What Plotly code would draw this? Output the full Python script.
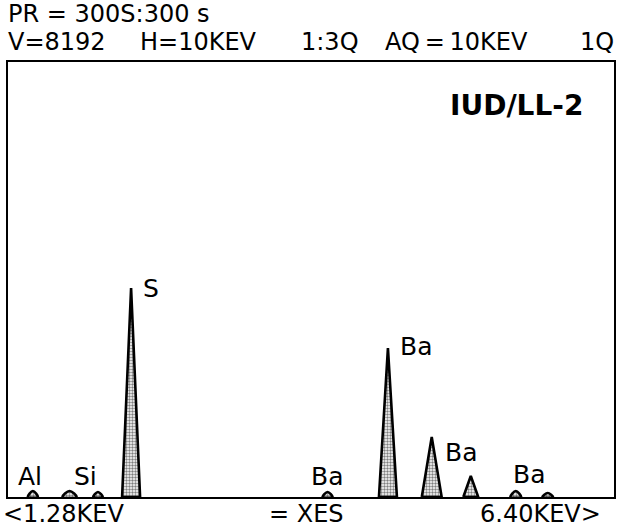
import plotly.graph_objects as go

# Peak data (energy in keV, counts, base width in keV)
peak_energy = [1.49, 1.80, 2.04, 2.32, 3.98, 4.49, 4.86, 5.19, 5.57, 5.84]
peak_counts = [113, 113, 94, 3936, 94, 2806, 1130, 395, 113, 75]
peak_width = [0.084, 0.12, 0.08, 0.152, 0.084, 0.152, 0.168, 0.126, 0.09, 0.09]

x_min_kev = 1.28
x_max_kev = 6.40
v_full_scale = 8192

# Element labels beside peaks
label_text = ["Al", "Si", "S", "Ba", "Ba", "Ba", "Ba"]
label_energy = [1.465, 1.937, 2.49, 3.975, 4.724, 5.11, 5.68]
label_counts = [377, 377, 3936, 377, 2825, 847, 433]

# Header / footer texts and their page positions (left x, middle y)
header_text = ["PR = 300S:300 s", "V=8192", "H=10KEV", "1:3Q",
               "AQ\u2009=\u200910KEV", "1Q", "<1.28KEV", "= XES", "6.40KEV>"]
header_px = [6, 6, 138, 300, 384, 580, 1, 268, 480]
header_py = [14, 42, 42, 42, 42, 42, 514, 514, 514]

sample_id = "IUD/LL-2"

W, H = 618, 532
L, R, T, B = 8, 2, 62, 35
pw, ph = W - L - R, H - T - B

fig = go.Figure()

for e, c, w in zip(peak_energy, peak_counts, peak_width):
    small = c < 200
    fig.add_trace(go.Scatter(
        x=[e - w / 2, e, e + w / 2, e - w / 2],
        y=[0, c, 0, 0],
        mode="lines",
        fill="toself",
        fillcolor="white",
        fillpattern=dict(shape=".", fgcolor="black", bgcolor="white",
                         size=3, solidity=0.5),
        line=dict(color="black", width=2.6,
                  shape="spline" if small else "linear"),
        hoverinfo="skip",
        showlegend=False,
    ))

for t, e, c in zip(label_text, label_energy, label_counts):
    fig.add_annotation(x=e, y=c, text=t, showarrow=False,
                       xref="x", yref="y", xanchor="center", yanchor="middle",
                       font=dict(family="DejaVu Sans", size=25, color="black"))

for t, px, py in zip(header_text, header_px, header_py):
    fig.add_annotation(x=(px - L) / pw, y=1 - (py - T) / ph,
                       xref="paper", yref="paper",
                       text=t, showarrow=False, xanchor="left", yanchor="middle",
                       font=dict(family="DejaVu Sans", size=24, color="black"))

fig.add_annotation(x=(587 - L) / pw, y=1 - (105 - T) / ph,
                   xref="paper", yref="paper",
                   text="<b>" + sample_id + "</b>", showarrow=False,
                   xanchor="right", yanchor="middle",
                   font=dict(family="DejaVu Sans", size=28, color="black"))

fig.update_layout(
    width=W, height=H,
    margin=dict(l=L, r=R, t=T, b=B),
    paper_bgcolor="white", plot_bgcolor="white",
    xaxis=dict(range=[x_min_kev, x_max_kev], showgrid=False, zeroline=False,
               showticklabels=False, ticks="", showline=True, mirror=True,
               linecolor="black", linewidth=2),
    yaxis=dict(range=[0, v_full_scale], showgrid=False, zeroline=False,
               showticklabels=False, ticks="", showline=True, mirror=True,
               linecolor="black", linewidth=2),
)

fig.write_html("out.html")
***
WHAT YOU HAVE TO DO:
Extract the full listing above verbatim; pictures are to be left out of the copy.

TASK SOLUTION:
What Plotly code would draw this? Output the full Python script.
import plotly.graph_objects as go

# Peak data (energy in keV, counts, base width in keV)
peak_energy = [1.49, 1.80, 2.04, 2.32, 3.98, 4.49, 4.86, 5.19, 5.57, 5.84]
peak_counts = [113, 113, 94, 3936, 94, 2806, 1130, 395, 113, 75]
peak_width = [0.084, 0.12, 0.08, 0.152, 0.084, 0.152, 0.168, 0.126, 0.09, 0.09]

x_min_kev = 1.28
x_max_kev = 6.40
v_full_scale = 8192

# Element labels beside peaks
label_text = ["Al", "Si", "S", "Ba", "Ba", "Ba", "Ba"]
label_energy = [1.465, 1.937, 2.49, 3.975, 4.724, 5.11, 5.68]
label_counts = [377, 377, 3936, 377, 2825, 847, 433]

# Header / footer texts and their page positions (left x, middle y)
header_text = ["PR = 300S:300 s", "V=8192", "H=10KEV", "1:3Q",
               "AQ\u2009=\u200910KEV", "1Q", "<1.28KEV", "= XES", "6.40KEV>"]
header_px = [6, 6, 138, 300, 384, 580, 1, 268, 480]
header_py = [14, 42, 42, 42, 42, 42, 514, 514, 514]

sample_id = "IUD/LL-2"

W, H = 618, 532
L, R, T, B = 8, 2, 62, 35
pw, ph = W - L - R, H - T - B

fig = go.Figure()

for e, c, w in zip(peak_energy, peak_counts, peak_width):
    small = c < 200
    fig.add_trace(go.Scatter(
        x=[e - w / 2, e, e + w / 2, e - w / 2],
        y=[0, c, 0, 0],
        mode="lines",
        fill="toself",
        fillcolor="white",
        fillpattern=dict(shape=".", fgcolor="black", bgcolor="white",
                         size=3, solidity=0.5),
        line=dict(color="black", width=2.6,
                  shape="spline" if small else "linear"),
        hoverinfo="skip",
        showlegend=False,
    ))

for t, e, c in zip(label_text, label_energy, label_counts):
    fig.add_annotation(x=e, y=c, text=t, showarrow=False,
                       xref="x", yref="y", xanchor="center", yanchor="middle",
                       font=dict(family="DejaVu Sans", size=25, color="black"))

for t, px, py in zip(header_text, header_px, header_py):
    fig.add_annotation(x=(px - L) / pw, y=1 - (py - T) / ph,
                       xref="paper", yref="paper",
                       text=t, showarrow=False, xanchor="left", yanchor="middle",
                       font=dict(family="DejaVu Sans", size=24, color="black"))

fig.add_annotation(x=(587 - L) / pw, y=1 - (105 - T) / ph,
                   xref="paper", yref="paper",
                   text="<b>" + sample_id + "</b>", showarrow=False,
                   xanchor="right", yanchor="middle",
                   font=dict(family="DejaVu Sans", size=28, color="black"))

fig.update_layout(
    width=W, height=H,
    margin=dict(l=L, r=R, t=T, b=B),
    paper_bgcolor="white", plot_bgcolor="white",
    xaxis=dict(range=[x_min_kev, x_max_kev], showgrid=False, zeroline=False,
               showticklabels=False, ticks="", showline=True, mirror=True,
               linecolor="black", linewidth=2),
    yaxis=dict(range=[0, v_full_scale], showgrid=False, zeroline=False,
               showticklabels=False, ticks="", showline=True, mirror=True,
               linecolor="black", linewidth=2),
)

fig.write_html("out.html")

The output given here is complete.